Using the LZO Parcel

This section describes how to install and use the LZO parcel in Cloudera Manager 4.6 or later.

The Repository

Add the appropriate repository to Cloudera Manager’s list of parcel repositories. The HADOOP_LZO parcel will then become available on the parcel management screen. If required, the repository can be mirrored in the same way as the CDH repo.

The public customer repository can be found at: http://archive.cloudera.com/gplextras/parcels/latest.
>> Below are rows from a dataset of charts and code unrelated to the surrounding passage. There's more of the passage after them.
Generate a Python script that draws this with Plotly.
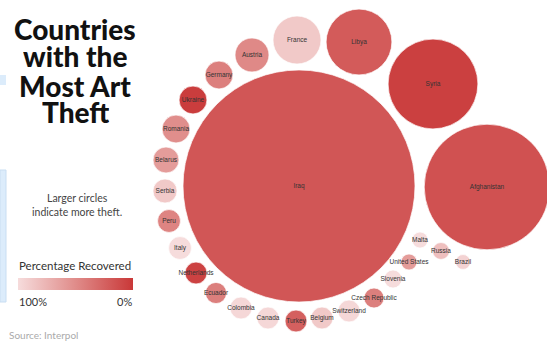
import plotly.graph_objects as go

# ---- data ----
countries = ["Iraq", "Afghanistan", "Syria", "Libya", "France", "Austria", "Germany",
             "Ukraine", "Romania", "Belarus", "Serbia", "Peru", "Italy", "Netherlands",
             "Ecuador", "Colombia", "Canada", "Turkey", "Belgium", "Switzerland",
             "Czech Republic", "Slovenia", "United States", "Malta", "Russia", "Brazil"]
items_stolen = [13550, 3970, 2030, 1090, 580, 290, 196, 196, 196, 170, 145, 132, 132, 121,
                112, 121, 121, 121, 121, 121, 100, 81, 64, 64, 72, 56]
pct_recovered = [18, 15, 5, 21, 88, 48, 42, 3, 51, 60, 88, 45, 100, 6,
                 42, 97, 97, 24, 88, 97, 42, 100, 60, 100, 82, 94]

# ---- layout positions of the packed bubbles (chart units, origin top-left) ----
pos_x = [299, 487, 433, 359, 297, 252, 219, 193, 176, 166, 165, 169, 180, 196,
         216, 241, 268, 296, 322, 349, 374, 393, 409, 420, 441, 463]
pos_y = [186, 187, 84, 42, 40, 55, 75, 100, 129, 160, 191, 221, 248, 273,
         293, 308, 318, 321, 318, 311, 298, 279, 262, 240, 251, 262]

W, H = 547, 345
R_MAX = 116
not_recovered = [100 - p for p in pct_recovered]
colorscale = [[0, "#f6dcdc"], [0.5, "#e08c8a"], [1, "#c93838"]]

fig = go.Figure()
fig.add_trace(go.Scatter(
    x=pos_x, y=pos_y, mode="markers+text", text=countries,
    textposition="middle center",
    textfont=dict(family="Liberation Sans", size=6.5, color="#333333"),
    marker=dict(
        size=items_stolen, sizemode="area",
        sizeref=max(items_stolen) / (2 * R_MAX ** 2),
        color=not_recovered, cmin=0, cmax=100, colorscale=colorscale,
        opacity=1,
        line=dict(width=1, color="rgba(255,255,255,0.7)"),
        colorbar=dict(
            orientation="h", x=18 / W, xanchor="left", y=1 - 278 / H, yanchor="top",
            len=115, lenmode="pixels", thickness=12, thicknessmode="pixels",
            outlinewidth=0, showticklabels=False, ticks="", xpad=0, ypad=0,
        ),
    ),
    hoverinfo="text", showlegend=False,
))

annotations = []
title_lines = ["Countries", "with the", "Most Art", "Theft"]
title_y = [28, 56, 85, 112]
for t, yy in zip(title_lines, title_y):
    annotations.append(dict(text=t, x=75 / W, y=1 - yy / H, xref="paper", yref="paper",
                            xanchor="center", yanchor="middle", showarrow=False,
                            height=27, valign="middle",
                            font=dict(family="Lato", size=28, color="#111", weight=900)))
for t, yy in zip(["Larger circles", "indicate more theft."], [198, 212]):
    annotations.append(dict(text=t, x=77 / W, y=1 - yy / H, xref="paper", yref="paper",
                            xanchor="center", yanchor="middle", showarrow=False,
                            font=dict(family="Lato", size=10.5, color="#444")))
annotations.append(dict(text="Percentage Recovered", x=17 / W, y=1 - 265 / H, xref="paper",
                        yref="paper", xanchor="left", yanchor="middle", showarrow=False,
                        font=dict(family="Lato", size=11.5, color="#333")))
annotations.append(dict(text="100%", x=17 / W, y=1 - 301 / H, xref="paper", yref="paper",
                        xanchor="left", yanchor="middle", showarrow=False,
                        font=dict(family="Lato", size=11, color="#333")))
annotations.append(dict(text="0%", x=134 / W, y=1 - 301 / H, xref="paper", yref="paper",
                        xanchor="right", yanchor="middle", showarrow=False,
                        font=dict(family="Lato", size=11, color="#333")))
annotations.append(dict(text="Source: Interpol", x=7 / W, y=1 - 335 / H, xref="paper",
                        yref="paper", xanchor="left", yanchor="middle", showarrow=False,
                        font=dict(family="Lato", size=10, color="#aaaaaa")))

shapes = [
    dict(type="rect", xref="paper", yref="paper", x0=0, x1=6 / W, y0=1 - 85 / H, y1=1 - 75 / H,
         fillcolor="#dcecfb", line=dict(width=0), layer="below"),
    dict(type="rect", xref="paper", yref="paper", x0=0, x1=6 / W, y0=1 - 302 / H, y1=1 - 170 / H,
         fillcolor="#dcecfb", line=dict(width=1, color="#c9def2"), layer="below"),
]

fig.update_layout(
    width=W, height=H, margin=dict(l=0, r=0, t=0, b=0),
    paper_bgcolor="white", plot_bgcolor="white",
    xaxis=dict(range=[0, W], visible=False, fixedrange=True),
    yaxis=dict(range=[H, 0], visible=False, fixedrange=True),
    annotations=annotations, shapes=shapes,
)
fig.write_html("out.html")
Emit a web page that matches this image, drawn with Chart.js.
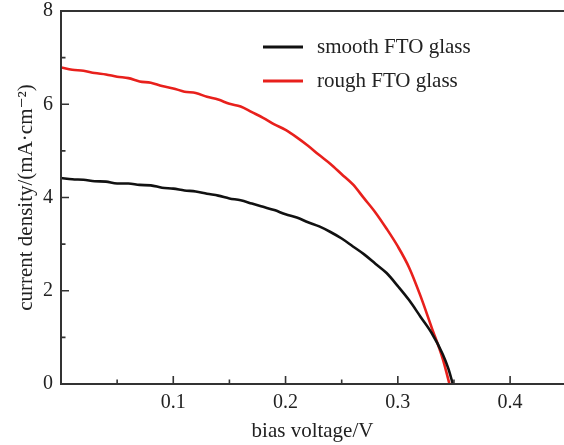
<!DOCTYPE html>
<html>
<head>
<meta charset="utf-8">
<script src="https://cdn.jsdelivr.net/npm/chart.js@4.4.1/dist/chart.umd.min.js"></script>
<style>
  html, body { margin: 0; padding: 0; background: #fff; }
  #wrap { width: 564px; height: 445px; }
</style>
</head>
<body>
<div id="wrap"><canvas id="c" width="564" height="445"></canvas></div>
<script>
// ---- data ----
const seriesNames = ['smooth FTO glass', 'rough FTO glass'];
const seriesColors = ['#111111', '#e8201c'];

const voltageSmooth = [0.000, 0.010, 0.020, 0.030, 0.040, 0.050, 0.060, 0.070, 0.080, 0.090,
                       0.100, 0.110, 0.120, 0.130, 0.140, 0.150, 0.160, 0.170, 0.180, 0.190,
                       0.200, 0.210, 0.220, 0.230, 0.240, 0.250, 0.260, 0.270, 0.280, 0.290,
                       0.300, 0.310, 0.320, 0.330, 0.340, 0.345, 0.349];
const currentSmooth = [4.42, 4.39, 4.38, 4.35, 4.34, 4.30, 4.30, 4.27, 4.26, 4.21,
                       4.19, 4.15, 4.13, 4.08, 4.04, 3.98, 3.94, 3.87, 3.80, 3.73,
                       3.64, 3.57, 3.47, 3.38, 3.26, 3.12, 2.95, 2.78, 2.58, 2.38,
                       2.10, 1.80, 1.45, 1.10, 0.64, 0.33, 0.00];

const voltageRough = [0.000, 0.010, 0.020, 0.030, 0.040, 0.050, 0.060, 0.070, 0.080, 0.090,
                      0.100, 0.110, 0.120, 0.130, 0.140, 0.150, 0.160, 0.170, 0.180, 0.190,
                      0.200, 0.210, 0.220, 0.230, 0.240, 0.250, 0.260, 0.270, 0.280, 0.290,
                      0.300, 0.310, 0.320, 0.330, 0.340, 0.346];
const currentRough = [6.79, 6.74, 6.72, 6.67, 6.64, 6.59, 6.56, 6.49, 6.46, 6.39,
                      6.34, 6.27, 6.24, 6.16, 6.10, 6.01, 5.95, 5.83, 5.71, 5.57,
                      5.45, 5.29, 5.11, 4.91, 4.72, 4.50, 4.28, 3.98, 3.68, 3.33,
                      2.95, 2.50, 1.90, 1.22, 0.54, 0.00];

const xMajorTicks = [0.1, 0.2, 0.3, 0.4];
const yMajorTicks = [0, 2, 4, 6, 8];

// ---- chart ----
const serif = "'Liberation Serif', 'DejaVu Serif', serif";
const axisColor = '#333333';

const framePlugin = {
  id: 'frame',
  afterDatasetsDraw(chart) {
    const ctx = chart.ctx;
    const a = chart.chartArea;
    const xs = chart.scales.x, ys = chart.scales.y;
    ctx.save();
    ctx.strokeStyle = axisColor;
    ctx.lineWidth = 2;
    ctx.beginPath();
    ctx.moveTo(a.right + 2, a.top); ctx.lineTo(a.left, a.top);
    ctx.lineTo(a.left, a.bottom); ctx.lineTo(a.right + 2, a.bottom);
    ctx.stroke();
    ctx.lineWidth = 1.6;
    ctx.beginPath();
    for (let i = 1; i <= 9; i++) {
      const v = i * 0.05;
      if (v > xs.max) break;
      const px = xs.getPixelForValue(v);
      const len = (i % 2 === 0) ? 8 : 4.5;
      ctx.moveTo(px, a.bottom); ctx.lineTo(px, a.bottom - len);
    }
    for (let v = 1; v < 8; v++) {
      const py = ys.getPixelForValue(v);
      const len = (v % 2 === 0) ? 8 : 4.5;
      ctx.moveTo(a.left, py); ctx.lineTo(a.left + len, py);
    }
    ctx.stroke();
    const legendY = [47, 81];
    ctx.font = '21px ' + serif;
    ctx.textBaseline = 'middle';
    ctx.fillStyle = '#222';
    chart.data.datasets.forEach((ds, i) => {
      ctx.strokeStyle = ds.borderColor;
      ctx.lineWidth = 3;
      ctx.beginPath();
      ctx.moveTo(263, legendY[i]); ctx.lineTo(303, legendY[i]);
      ctx.stroke();
      ctx.fillText(ds.label, 317, legendY[i]);
    });
    ctx.restore();
  }
};

const toPoints = (xs, ys) => xs.map((x, i) => ({ x: x, y: ys[i] }));

new Chart(document.getElementById('c'), {
  type: 'line',
  data: {
    datasets: [
      { label: seriesNames[0], data: toPoints(voltageSmooth, currentSmooth),
        borderColor: seriesColors[0], borderWidth: 2.6, pointRadius: 0,
        cubicInterpolationMode: 'monotone', fill: false },
      { label: seriesNames[1], data: toPoints(voltageRough, currentRough),
        borderColor: seriesColors[1], borderWidth: 2.6, pointRadius: 0,
        cubicInterpolationMode: 'monotone', fill: false }
    ]
  },
  options: {
    responsive: false,
    animation: false,
    devicePixelRatio: 1,
    layout: { padding: { top: 0, right: 0, left: 0, bottom: 0 } },
    plugins: { legend: { display: false }, tooltip: { enabled: false } },
    scales: {
      x: {
        type: 'linear', min: 0, max: 0.448,
        afterFit: s => { s.height = 61; },
        afterBuildTicks: s => { s.ticks = xMajorTicks.map(v => ({ value: v })); },
        grid: { display: false, drawTicks: false },
        border: { display: false },
        ticks: { autoSkip: false, maxRotation: 0, padding: 7, color: '#222',
                 font: { family: serif, size: 20 },
                 callback: v => v.toFixed(1) },
        title: { display: true, text: 'bias voltage/V', color: '#222',
                 font: { family: serif, size: 21 }, padding: { top: 0, bottom: 1 } }
      },
      y: {
        type: 'linear', min: 0, max: 8,
        afterFit: s => { s.width = 61; s.paddingTop = 11; s.paddingBottom = 0; },
        afterBuildTicks: s => { s.ticks = yMajorTicks.map(v => ({ value: v })); },
        grid: { display: false, drawTicks: false },
        border: { display: false },
        ticks: { autoSkip: false, padding: 8, color: '#222',
                 font: { family: serif, size: 20, lineHeight: 1.1 },
                 callback: v => String(v) },
        title: { display: true, text: 'current density/(mA·cm⁻²)', color: '#222',
                 font: { family: serif, size: 21 }, padding: { top: 14, bottom: 0 } }
      }
    }
  },
  plugins: [framePlugin]
});
</script>
</body>
</html>
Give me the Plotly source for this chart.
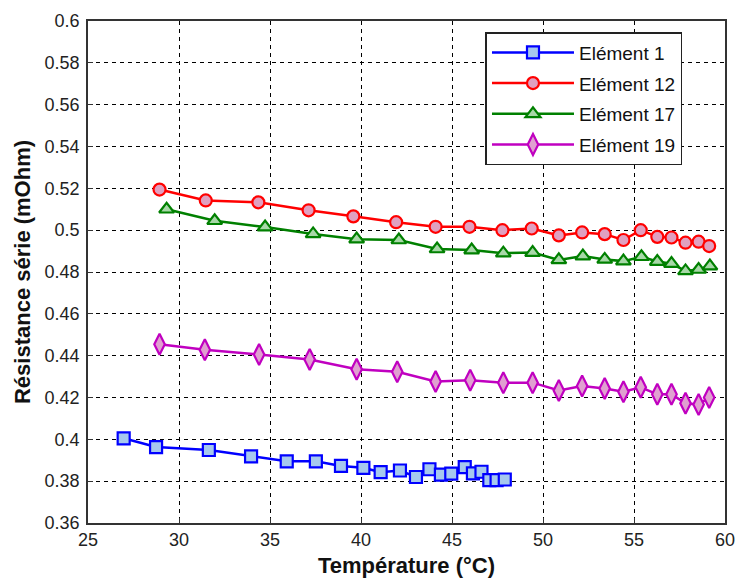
import plotly.graph_objects as go

x1 = [26.96, 28.74, 31.64, 33.96, 35.92, 37.52, 38.90, 40.13, 41.08, 42.14,
      43.02, 43.76, 44.39, 44.96, 45.70, 46.15, 46.62, 47.05, 47.45, 47.90]
y1 = [0.4005, 0.3963, 0.3949, 0.3919, 0.3895, 0.3895, 0.3873, 0.3864, 0.3843, 0.3851,
      0.3820, 0.3857, 0.3831, 0.3836, 0.3867, 0.3837, 0.3845, 0.3805, 0.3805, 0.3808]

x12 = [28.93, 31.47, 34.36, 37.12, 39.58, 41.93, 44.10, 45.96, 47.77, 49.38,
       50.87, 52.15, 53.39, 54.42, 55.37, 56.28, 57.06, 57.83, 58.55, 59.13]
y12 = [0.5194, 0.5142, 0.5133, 0.5095, 0.5066, 0.5038, 0.5016, 0.5016, 0.5000, 0.5008,
       0.4975, 0.4989, 0.4981, 0.4953, 0.5000, 0.4968, 0.4965, 0.4940, 0.4945, 0.4924]

x17 = [29.32, 31.96, 34.73, 37.37, 39.76, 42.08, 44.18, 46.08, 47.82, 49.43,
       50.87, 52.19, 53.39, 54.42, 55.41, 56.28, 57.06, 57.83, 58.55, 59.17]
y17 = [0.5100, 0.5045, 0.5015, 0.4982, 0.4957, 0.4953, 0.4910, 0.4905, 0.4890, 0.4893,
       0.4858, 0.4876, 0.4860, 0.4852, 0.4873, 0.4850, 0.4840, 0.4805, 0.4812, 0.4828]

x19 = [28.93, 31.42, 34.40, 37.18, 39.76, 41.99, 44.10, 46.00, 47.82, 49.43,
       50.87, 52.15, 53.39, 54.42, 55.37, 56.28, 57.06, 57.83, 58.55, 59.13]
y19 = [0.4455, 0.4428, 0.4406, 0.4382, 0.4335, 0.4323, 0.4277, 0.4283, 0.4271, 0.4271,
       0.4234, 0.4255, 0.4243, 0.4228, 0.4249, 0.4215, 0.4215, 0.4172, 0.4166, 0.4200]

names = ["Elément 1", "Elément 12", "Elément 17", "Elément 19"]
x_ticks = [25, 30, 35, 40, 45, 50, 55, 60]
y_ticks = [0.36, 0.38, 0.4, 0.42, 0.44, 0.46, 0.48, 0.5, 0.52, 0.54, 0.56, 0.58, 0.6]
y_ticklabels = ["0.36", "0.38", "0.4", "0.42", "0.44", "0.46", "0.48", "0.5",
                "0.52", "0.54", "0.56", "0.58", "0.6"]

styles = [
    dict(color="#0000ff", fill="#a6c8ee", symbol="square", size=12),
    dict(color="#ff0000", fill="#e0a0c0", symbol="circle", size=12),
    dict(color="#008000", fill="#a8d8a8", symbol="triangle-up", size=13),
    dict(color="#c000c0", fill="#e0a0d0", symbol="diamond-tall", size=15),
]

fig = go.Figure()
for i, ((xs, ys), name, st) in enumerate(zip([(x1, y1), (x12, y12), (x17, y17), (x19, y19)], names, styles)):
    fig.add_trace(go.Scatter(
        x=xs, y=ys, name=name, mode="lines+markers", legendgroup=f"g{i}",
        line=dict(color=st["color"], width=2.5),
        marker=dict(symbol=st["symbol"], size=st["size"], color=st["fill"],
                    line=dict(color=st["color"], width=2.2)),
    ))

axis_font = dict(family="Liberation Sans, Arial, sans-serif", size=18, color="#222222")
title_font = dict(family="Liberation Sans, Arial, sans-serif", size=22, color="#111111")
fig.update_layout(
    width=746, height=585,
    margin=dict(l=88, r=11, t=15, b=60),
    paper_bgcolor="white", plot_bgcolor="white",
    font=dict(family="Liberation Sans, Arial, sans-serif", color="#111111"),
    legend=dict(x=0.624, y=0.978, xanchor="left", yanchor="top",
                bgcolor="white", bordercolor="#222222", borderwidth=1.5,
                font=dict(size=19, color="#111111"),
                traceorder="grouped", tracegroupgap=3,
                itemwidth=82, entrywidth=200, entrywidthmode="pixels"),
    xaxis=dict(
        range=[25, 60], tickvals=x_ticks, ticktext=[str(v) for v in x_ticks],
        showgrid=True, gridcolor="#000000", griddash="4px,4px", gridwidth=1,
        showline=True, linecolor="#333333", linewidth=1.5, mirror=True,
        ticks="inside", ticklen=5, tickcolor="#333333", tickfont=axis_font,
        zeroline=False,
        title=dict(text="<b>Température (°C)</b>", font=title_font, standoff=8),
    ),
    yaxis=dict(
        range=[0.36, 0.6], tickvals=y_ticks, ticktext=y_ticklabels,
        showgrid=True, gridcolor="#000000", griddash="4px,4px", gridwidth=1,
        showline=True, linecolor="#333333", linewidth=1.5, mirror=True,
        ticks="inside", ticklen=5, tickcolor="#333333", tickfont=axis_font,
        zeroline=False, ticklabelstandoff=3,
        title=dict(text="<b>Résistance série (mOhm)</b>", font=title_font, standoff=8),
    ),
)

fig.write_html("out.html", config={"displayModeBar": False},
               post_script="document.body.style.margin='0';")
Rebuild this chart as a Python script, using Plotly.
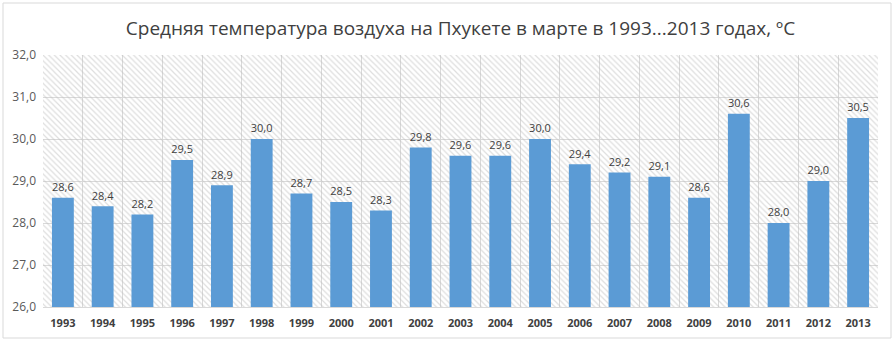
import plotly.graph_objects as go

years = list(range(1993, 2014))
temps = [28.6, 28.4, 28.2, 29.5, 28.9, 30.0, 28.7, 28.5, 28.3, 29.8,
         29.6, 29.6, 30.0, 29.4, 29.2, 29.1, 28.6, 30.6, 28.0, 29.0, 30.5]
y_min, y_max = 26.0, 32.0
title = "Средняя температура воздуха на Пхукете в марте в 1993...2013 годах, ºC"

W, H = 895, 343
L, R, T, B = 43, 17, 55, 36

x0, x1 = years[0] - 0.5, years[-1] + 0.5

fig = go.Figure()
# hatched plot background (one full-width bar under the data bars)
fig.add_trace(go.Bar(
    x=[(x0 + x1) / 2], y=[y_max - y_min], base=y_min, width=x1 - x0,
    marker=dict(color="rgba(0,0,0,0)", line=dict(width=0),
                pattern=dict(shape="\\", fgcolor="#bdbdbd", bgcolor="rgba(0,0,0,0)",
                             size=4, solidity=0.3, fillmode="overlay")),
    hoverinfo="skip", showlegend=False,
))
fig.add_trace(go.Bar(
    x=years, y=[t - y_min for t in temps], base=y_min,
    customdata=temps,
    width=0.55, marker=dict(color="#5B9BD5", line=dict(width=0)),
    texttemplate="%{customdata:.1f}", textposition="outside",
    textfont=dict(size=12, color="#404040", family="Open Sans"),
    cliponaxis=False, showlegend=False,
))

ph = H - T - B
pw = W - L - R
fig.add_shape(type="rect", xref="paper", yref="paper",
              x0=(3 - L) / pw, x1=(891 - L) / pw,
              y0=(H - B - 338) / ph, y1=(H - B - 3) / ph,
              line=dict(color="#d9d9d9", width=1), layer="below")

fig.update_layout(
    width=W, height=H, margin=dict(l=L, r=R, t=T, b=B),
    paper_bgcolor="white", plot_bgcolor="white",
    separators=", ",
    barmode="overlay",
    font=dict(family="Open Sans", color="#595959"),
    title=dict(text=title, x=0.5, xanchor="center", y=1 - 28 / H, yanchor="middle",
               xref="paper",
               font=dict(size=19, color="#404040", family="Open Sans")),
    xaxis=dict(range=[x0, x1], tickmode="array", tickvals=years,
               ticktext=["<b>%d</b>" % y for y in years], showgrid=False,
               tickfont=dict(size=11, color="#404040", family="Open Sans"),
               ticks="", ticklabelstandoff=6,
               showline=True, linecolor="#d9d9d9", zeroline=False,
               minor=dict(tickmode="linear", tick0=x0, dtick=1, showgrid=True,
                          gridcolor="#d9d9d9", gridwidth=1, ticks="")),
    yaxis=dict(range=[y_min, y_max], tickmode="linear", tick0=y_min, dtick=1,
               tickformat=".1f", showgrid=True, gridcolor="#d9d9d9",
               zeroline=False, ticks="", showline=False, ticklabelstandoff=6,
               tickfont=dict(size=12, color="#595959", family="Open Sans")),
)

fig.write_html("out.html")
You must choose a specific version of the HADOOP_LZO parcel for each Impala version. Every time you upgrade one, you must upgrade the other to the corresponding version as follows:
Impala Version LZO Parcel Version
1.1.1 HADOOP_LZO-0.4.15-1.gplextras.p0.24
1.1.0 HADOOP_LZO-0.4.15-1.gplextras.p0.22
1.0.1 HADOOP_LZO-0.4.15-1.gplextras.p0.15

Activation

The HADOOP_LZO parcel can be downloaded, distributed, and activated in the same way as the CDH parcel. Once activated, it will be necessary to reconfigure and restart services that intend to use LZO functionality.

MapReduce

  1. Add the following entries to the MapReduce Client Environment Safety valve:
    1. Under the Configuration > View and Edit tab, search for "MapReduce Client Safety".
    2. In the MapReduce Client Environment Safety Valve, enter the following two lines:
      • HADOOP_CLASSPATH=$HADOOP_CLASSPATH:/opt/cloudera/parcels/HADOOP_LZO/lib/hadoop/lib/*
      • JAVA_LIBRARY_PATH=$JAVA_LIBRARY_PATH:/opt/cloudera/parcels/HADOOP_LZO/lib/hadoop/lib/native
  2. Add the LZO codecs to the io.compression.codecs property under the MapReduce Service:
    1. Under the Configuration > View and Edit tab, search for "io.compression".
    2. In the Compression Codecs property, click in the field, then click the + sign to open a new value field.
    3. Add the following two codecs:
      • com.hadoop.compression.lzo.LzoCodec
      • com.hadoop.compression.lzo.LzopCodec
  3. Save your configuration changes.
  4. Restart MapReduce.
  5. Redeploy MapReduce Client Configuration.

Oozie

  1. Go to /var/lib/oozie on each Oozie server and symlink the Hadoop LZO JAR.
    • /opt/cloudera/parcels/HADOOP_LZO/lib/hadoop/lib/hadoop-lzo-cdh4-0.4.15-gplextras.jar
  2. Restart Oozie.
  Note: The Oozie step is required, with or without parcels. The only difference is where you find the LZO jar to copy/replace. The LZO jar may already be present in /var/lib/oozie. Replacing any existing jar with the parcel jar (as described above) is strongly recommended.

HBase

  • Restart HBase.

Impala (1.0 or later)

  • Restart Impala.

Hive

  • Restart the Hive server.

Sqoop

  1. Add the following entries to the Sqoop Service Environment Safety valve:
    • HADOOP_CLASSPATH=$HADOOP_CLASSPATH:/opt/cloudera/parcels/HADOOP_LZO/lib/hadoop/lib/*
    • JAVA_LIBRARY_PATH=$JAVA_LIBRARY_PATH:/opt/cloudera/parcels/HADOOP_LZO/lib/hadoop/lib/native
  2. Restart the Sqoop service.

Note

Any service that does not require the use of LZO need not be configured. For example, if you are not using HBase, you do not need to do anything to the safety valve.